begin Data provided
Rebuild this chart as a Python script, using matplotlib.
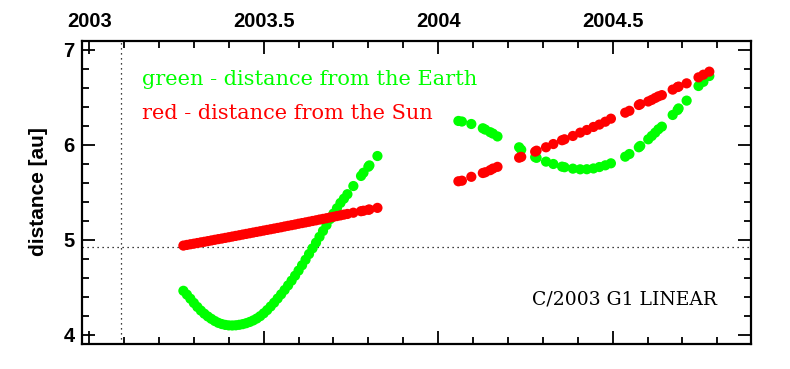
end Data provided
begin Data provided
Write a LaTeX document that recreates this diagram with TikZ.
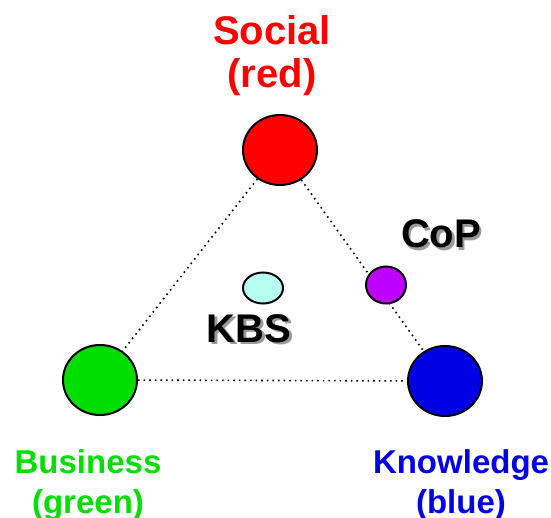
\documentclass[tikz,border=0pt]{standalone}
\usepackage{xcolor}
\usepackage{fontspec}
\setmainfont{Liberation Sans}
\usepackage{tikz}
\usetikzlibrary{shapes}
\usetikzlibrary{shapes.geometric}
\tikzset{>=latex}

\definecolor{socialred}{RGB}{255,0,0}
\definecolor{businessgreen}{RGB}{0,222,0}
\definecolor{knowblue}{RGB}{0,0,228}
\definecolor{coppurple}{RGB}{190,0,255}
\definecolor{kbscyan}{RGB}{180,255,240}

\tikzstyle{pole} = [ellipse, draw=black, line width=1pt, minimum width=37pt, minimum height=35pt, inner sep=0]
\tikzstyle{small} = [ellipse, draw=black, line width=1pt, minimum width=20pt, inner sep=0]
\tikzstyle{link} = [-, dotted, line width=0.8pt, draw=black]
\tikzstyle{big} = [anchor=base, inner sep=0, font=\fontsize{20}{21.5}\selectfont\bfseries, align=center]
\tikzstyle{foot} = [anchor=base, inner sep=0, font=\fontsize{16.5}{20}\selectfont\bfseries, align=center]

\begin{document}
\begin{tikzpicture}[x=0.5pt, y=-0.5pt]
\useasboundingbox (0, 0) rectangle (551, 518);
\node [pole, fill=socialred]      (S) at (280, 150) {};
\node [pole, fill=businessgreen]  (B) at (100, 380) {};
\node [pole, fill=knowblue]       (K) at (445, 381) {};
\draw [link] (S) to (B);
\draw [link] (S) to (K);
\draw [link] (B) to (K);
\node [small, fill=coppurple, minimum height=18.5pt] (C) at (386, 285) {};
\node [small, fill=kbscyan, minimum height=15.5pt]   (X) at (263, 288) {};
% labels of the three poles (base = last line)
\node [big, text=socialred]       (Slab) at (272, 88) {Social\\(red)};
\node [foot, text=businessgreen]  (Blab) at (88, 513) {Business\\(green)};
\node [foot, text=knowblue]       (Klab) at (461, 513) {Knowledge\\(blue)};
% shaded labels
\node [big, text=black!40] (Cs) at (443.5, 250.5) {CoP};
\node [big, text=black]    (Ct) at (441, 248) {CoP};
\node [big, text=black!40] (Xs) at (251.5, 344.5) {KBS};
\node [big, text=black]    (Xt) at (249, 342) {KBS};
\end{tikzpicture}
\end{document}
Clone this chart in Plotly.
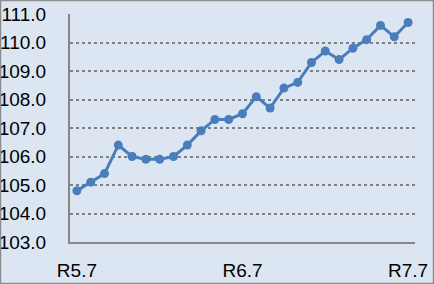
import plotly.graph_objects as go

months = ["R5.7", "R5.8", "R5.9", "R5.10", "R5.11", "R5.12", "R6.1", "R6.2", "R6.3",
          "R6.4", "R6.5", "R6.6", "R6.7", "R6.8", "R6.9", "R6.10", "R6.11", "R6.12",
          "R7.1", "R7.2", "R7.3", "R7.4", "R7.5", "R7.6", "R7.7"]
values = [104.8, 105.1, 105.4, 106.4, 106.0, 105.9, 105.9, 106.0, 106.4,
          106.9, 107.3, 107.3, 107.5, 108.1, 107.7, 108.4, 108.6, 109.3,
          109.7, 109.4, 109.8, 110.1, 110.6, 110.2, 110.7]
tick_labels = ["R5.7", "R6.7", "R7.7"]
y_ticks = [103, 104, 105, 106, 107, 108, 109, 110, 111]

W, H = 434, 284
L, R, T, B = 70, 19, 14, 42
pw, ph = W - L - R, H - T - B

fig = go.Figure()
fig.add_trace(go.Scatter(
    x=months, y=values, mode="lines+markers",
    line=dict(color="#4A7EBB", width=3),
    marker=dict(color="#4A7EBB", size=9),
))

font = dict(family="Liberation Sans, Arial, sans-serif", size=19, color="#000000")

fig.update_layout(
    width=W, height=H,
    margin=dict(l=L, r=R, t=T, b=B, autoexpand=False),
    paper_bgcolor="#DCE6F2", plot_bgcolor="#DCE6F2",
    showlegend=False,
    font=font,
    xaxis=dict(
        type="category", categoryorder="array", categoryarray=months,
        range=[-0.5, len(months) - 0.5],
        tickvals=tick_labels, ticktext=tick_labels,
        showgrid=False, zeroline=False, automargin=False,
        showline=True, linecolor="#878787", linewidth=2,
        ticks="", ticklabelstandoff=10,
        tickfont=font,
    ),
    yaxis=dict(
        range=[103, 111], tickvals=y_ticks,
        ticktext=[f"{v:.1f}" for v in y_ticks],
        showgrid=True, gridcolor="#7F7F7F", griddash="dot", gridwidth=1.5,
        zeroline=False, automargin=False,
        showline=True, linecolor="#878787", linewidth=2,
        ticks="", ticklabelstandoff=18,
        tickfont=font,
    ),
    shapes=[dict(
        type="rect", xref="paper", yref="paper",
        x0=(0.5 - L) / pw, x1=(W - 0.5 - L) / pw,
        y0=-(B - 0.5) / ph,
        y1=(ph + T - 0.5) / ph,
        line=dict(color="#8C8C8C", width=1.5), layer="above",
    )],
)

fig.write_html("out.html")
end Data provided
Work instructions
In the listing above, find the line containing "Clone this chart in Plotly." and the line containing "import plotly.graph_objects as go". Print those two lines and every line between them exactly, with no pictures.

Result of this exercise
Clone this chart in Plotly.
import plotly.graph_objects as go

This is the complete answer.